(Objective)
Reproduce the material below line by line, beginning with its first line and ending with the line that contains "fig = go.Figure()"; leave out pictures.

(Given information)
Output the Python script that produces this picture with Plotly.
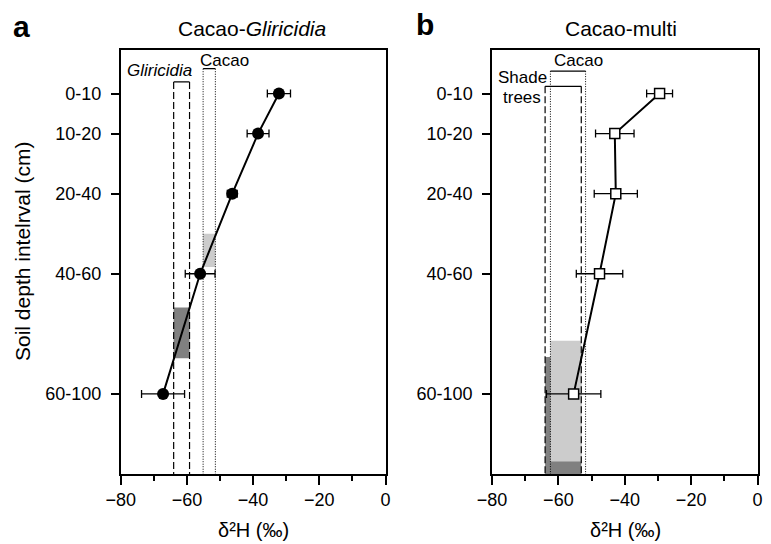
import plotly.graph_objects as go

W, H = 771, 544

# ---------------- data ----------------
depth_labels = ["0-10", "10-20", "20-40", "40-60", "60-100"]
depth_mid = [5, 15, 30, 50, 80]

# Panel a: Cacao-Gliricidia
a_d2h = [-32.2, -38.5, -46.3, -56.0, -67.2]
a_err = [3.5, 3.3, 1.5, 4.5, 6.5]
# Panel b: Cacao-multi
b_d2h = [-29.5, -43.0, -42.7, -47.6, -55.4]
b_err = [3.9, 5.8, 6.5, 7.0, 8.2]

# source (xylem) ranges  [low, high] and bracket top depth
a_gliricidia_range = [-64.0, -59.2]
a_gliricidia_top = 2.1
a_cacao_range = [-55.1, -51.4]
a_cacao_top = -1.2
b_shade_range = [-64.0, -53.1]
b_shade_top = 3.2
b_cacao_range = [-62.4, -51.8]
b_cacao_top = -0.6

# uptake depth zones (depth from, depth to)
a_cacao_zone = [40.0, 48.3]
a_glir_zone = [58.4, 71.1]
b_shade_zone = [70.8, 100.0]
b_cacao_zone = [66.7, 96.9]

x_range = [-80, 0]
y_range = [100, -6]
x_ticks = [-80, -60, -40, -20, 0]

# ---------------- layout helpers ----------------
def px_x(p):
    return p / W

def px_y(p):
    return 1 - p / H

FONT = "Arial, Liberation Sans, sans-serif"
LIGHT = "#cccccc"
DARK = "#808080"

fig = go.Figure()

fig.add_trace(go.Scatter(
    x=a_d2h, y=depth_mid, mode="lines+markers",
    line=dict(color="black", width=2),
    marker=dict(symbol="circle", size=12, color="black"),
    error_x=dict(type="data", array=a_err, color="black", thickness=1.3, width=4),
    xaxis="x", yaxis="y", showlegend=False))

fig.add_trace(go.Scatter(
    x=b_d2h, y=depth_mid, mode="lines+markers",
    line=dict(color="black", width=2),
    marker=dict(symbol="square", size=10, color="white", line=dict(color="black", width=1.5)),
    error_x=dict(type="data", array=b_err, color="black", thickness=1.3, width=4),
    xaxis="x2", yaxis="y2", showlegend=False))

shapes = []

def rect(xr, yr, zone, lo, hi, color):
    shapes.append(dict(type="rect", xref=xr, yref=yr, x0=lo, x1=hi, y0=zone[0], y1=zone[1],
                       fillcolor=color, line=dict(width=0), layer="below"))

def box(xr, yr, rng, top, dash, width):
    lo, hi = rng
    bottom = y_range[0]
    for xv in (lo, hi):
        shapes.append(dict(type="line", xref=xr, yref=yr, x0=xv, x1=xv, y0=top, y1=bottom,
                           line=dict(color="black", width=width, dash=dash), layer="below"))
    shapes.append(dict(type="line", xref=xr, yref=yr, x0=lo, x1=hi, y0=top, y1=top,
                       line=dict(color="black", width=1.3), layer="below"))

# panel a
rect("x", "y", a_cacao_zone, a_cacao_range[0], a_cacao_range[1], LIGHT)
rect("x", "y", a_glir_zone, a_gliricidia_range[0], a_gliricidia_range[1], DARK)
box("x", "y", a_gliricidia_range, a_gliricidia_top, "7px,3px", 1.2)
box("x", "y", a_cacao_range, a_cacao_top, "1px,1.5px", 1.0)

# panel b
rect("x2", "y2", b_shade_zone, b_shade_range[0], b_shade_range[1], DARK)
rect("x2", "y2", b_cacao_zone, b_cacao_range[0], b_shade_range[1], LIGHT)
box("x2", "y2", b_shade_range, b_shade_top, "7px,3px", 1.2)
box("x2", "y2", b_cacao_range, b_cacao_top, "1px,1.5px", 1.0)

axis_common = dict(showline=True, mirror=True, linecolor="black", linewidth=1.5,
                   showgrid=False, zeroline=False, ticks="outside", tickcolor="black",
                   tickwidth=1.5, automargin=False,
                   tickfont=dict(family=FONT, size=18, color="black"))

xa = dict(axis_common, range=x_range, tickvals=x_ticks, ticklen=9,
          minor=dict(dtick=10, ticks="outside", ticklen=5, tickwidth=1.5, tickcolor="black"))
ya = dict(axis_common, range=y_range, tickvals=depth_mid, ticktext=depth_labels, ticklen=8,
          ticklabelstandoff=6)

ydom = [px_y(474), px_y(49.5)]

fig.update_layout(
    width=W, height=H,
    margin=dict(l=0, r=0, t=0, b=0),
    plot_bgcolor="white", paper_bgcolor="white",
    font=dict(family=FONT, color="black"),
    xaxis=dict(xa, domain=[px_x(120.7), px_x(385.5)], anchor="y"),
    yaxis=dict(ya, domain=ydom, anchor="x"),
    xaxis2=dict(xa, domain=[px_x(492), px_x(757.5)], anchor="y2"),
    yaxis2=dict(ya, domain=ydom, anchor="x2"),
    shapes=shapes,
)

ann = []
def text(x, y, s, size=15, **kw):
    ann.append(dict(xref="paper", yref="paper", x=px_x(x), y=px_y(y), text=s, showarrow=False,
                    font=dict(family=FONT, size=size, color="black"), xanchor="center",
                    yanchor="middle", **kw))

text(21.5, 26, "<b>a</b>", size=30)
text(425, 25, "<b>b</b>", size=30)
text(252, 28, "Cacao-<i>Gliricidia</i>", size=21)
text(621, 28, "Cacao-multi", size=21)
text(22, 252, "Soil depth intelrval (cm)", size=21, textangle=-90)
text(253, 530, "δ²H (‰)", size=20)
text(625, 530, "δ²H (‰)", size=20)
# source labels
text(159, 71, "<i>Gliricidia</i>", size=17)
text(224, 60, "Cacao", size=17)
text(578, 60, "Cacao", size=17)
text(522, 78, "Shade", size=17)
text(522, 97, "trees", size=17)

fig.update_layout(annotations=ann)
fig.write_html("out.html", config={"displayModeBar": False},
               post_script="document.body.style.margin='0';document.body.style.padding='0';")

(Full answer)
Output the Python script that produces this picture with Plotly.
import plotly.graph_objects as go

W, H = 771, 544

# ---------------- data ----------------
depth_labels = ["0-10", "10-20", "20-40", "40-60", "60-100"]
depth_mid = [5, 15, 30, 50, 80]

# Panel a: Cacao-Gliricidia
a_d2h = [-32.2, -38.5, -46.3, -56.0, -67.2]
a_err = [3.5, 3.3, 1.5, 4.5, 6.5]
# Panel b: Cacao-multi
b_d2h = [-29.5, -43.0, -42.7, -47.6, -55.4]
b_err = [3.9, 5.8, 6.5, 7.0, 8.2]

# source (xylem) ranges  [low, high] and bracket top depth
a_gliricidia_range = [-64.0, -59.2]
a_gliricidia_top = 2.1
a_cacao_range = [-55.1, -51.4]
a_cacao_top = -1.2
b_shade_range = [-64.0, -53.1]
b_shade_top = 3.2
b_cacao_range = [-62.4, -51.8]
b_cacao_top = -0.6

# uptake depth zones (depth from, depth to)
a_cacao_zone = [40.0, 48.3]
a_glir_zone = [58.4, 71.1]
b_shade_zone = [70.8, 100.0]
b_cacao_zone = [66.7, 96.9]

x_range = [-80, 0]
y_range = [100, -6]
x_ticks = [-80, -60, -40, -20, 0]

# ---------------- layout helpers ----------------
def px_x(p):
    return p / W

def px_y(p):
    return 1 - p / H

FONT = "Arial, Liberation Sans, sans-serif"
LIGHT = "#cccccc"
DARK = "#808080"

fig = go.Figure()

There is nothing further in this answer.